The greatest concern for water baths when filling cylinders is water entering into them. With water, metal and the ample oxygen in compressed air, cylinders can be damaged dramatically in a very short time. A study by the University of Rhode Island revealed that under adverse conditions, a steel cylinder with a small amount of saltwater (remember, the fill tub may contain contaminated water) could be in danger of exploding within as little as 100 days. In a perfect facility, tub water does not enter the cylinder, but in many tubs, water is allowed to enter the valve aperture, as well as the fill whip connector. Those water droplets are pushed into the cylinder.

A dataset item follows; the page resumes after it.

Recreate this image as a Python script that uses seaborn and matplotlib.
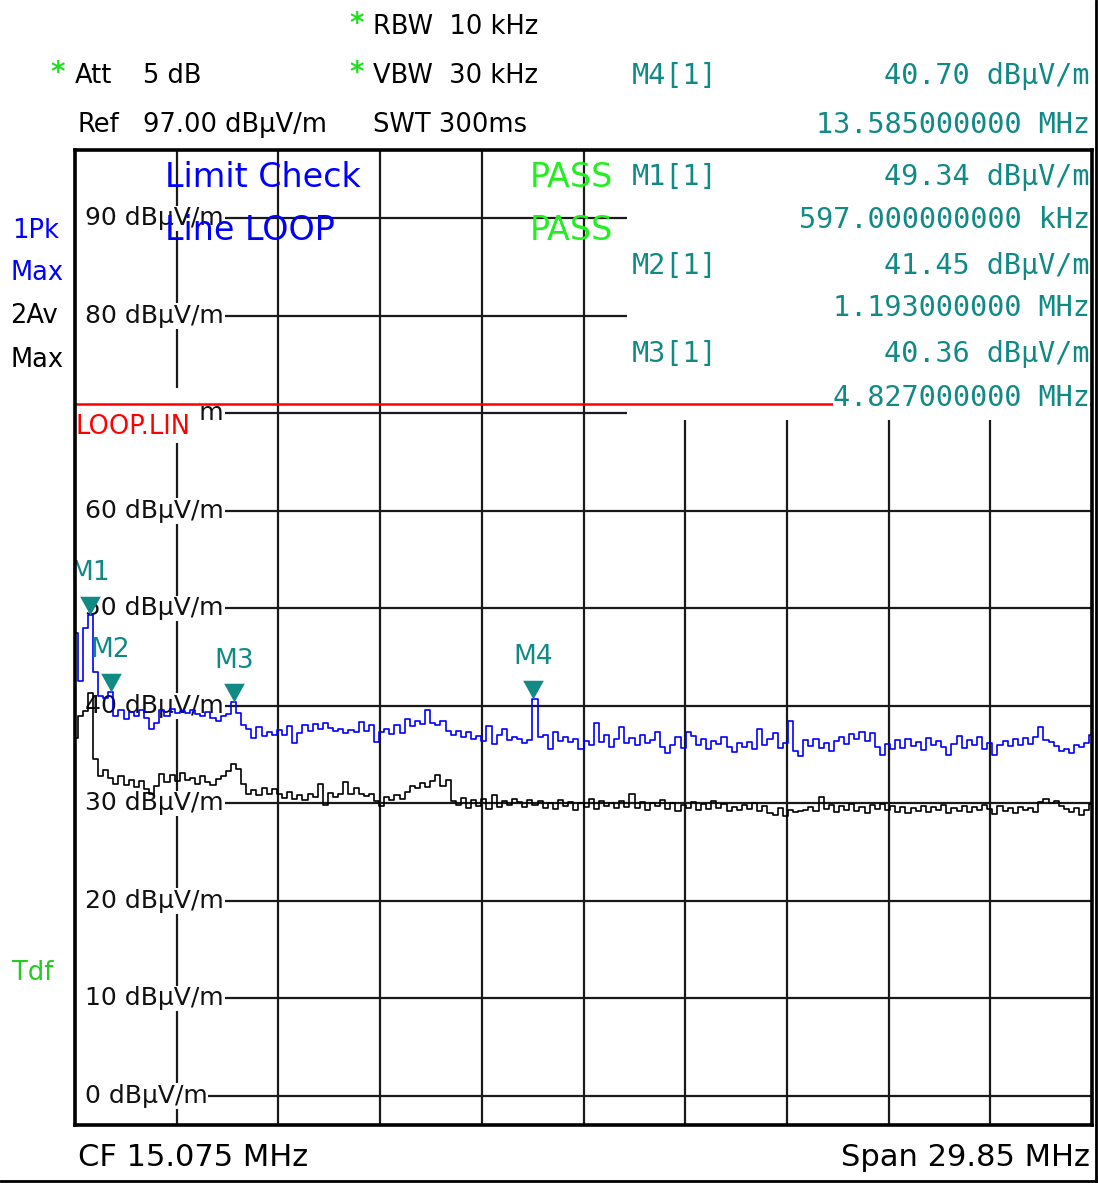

Note that I referred to a perfect water tub system. A very few do exist, reinforced concrete and steel tubs serving both to hold water and act as a blast shield. Cylinders placed into the water cannot drop below the valve aperture, and fill whips can't reach water level. It has a drain that is used often. Of course, the fill station should be away from customers. Even this perfect water tub for filling is unneeded, although any true blast protection is a very wise investment. Nowhere else in the gas industry are cylinders routinely filled in a water tub.

P.S.: Fred Calhoun, writing in the November/December 1988 issue of NAUI News, addressed the dry fill/wet fill issue accurately and in detail. Fred's article is still distributed by PSI-CSI in its publication Scuba Cylinder Reprint File. The textbook Inspecting Cylinders also explains how the tub fails to achieve what its promoters desire.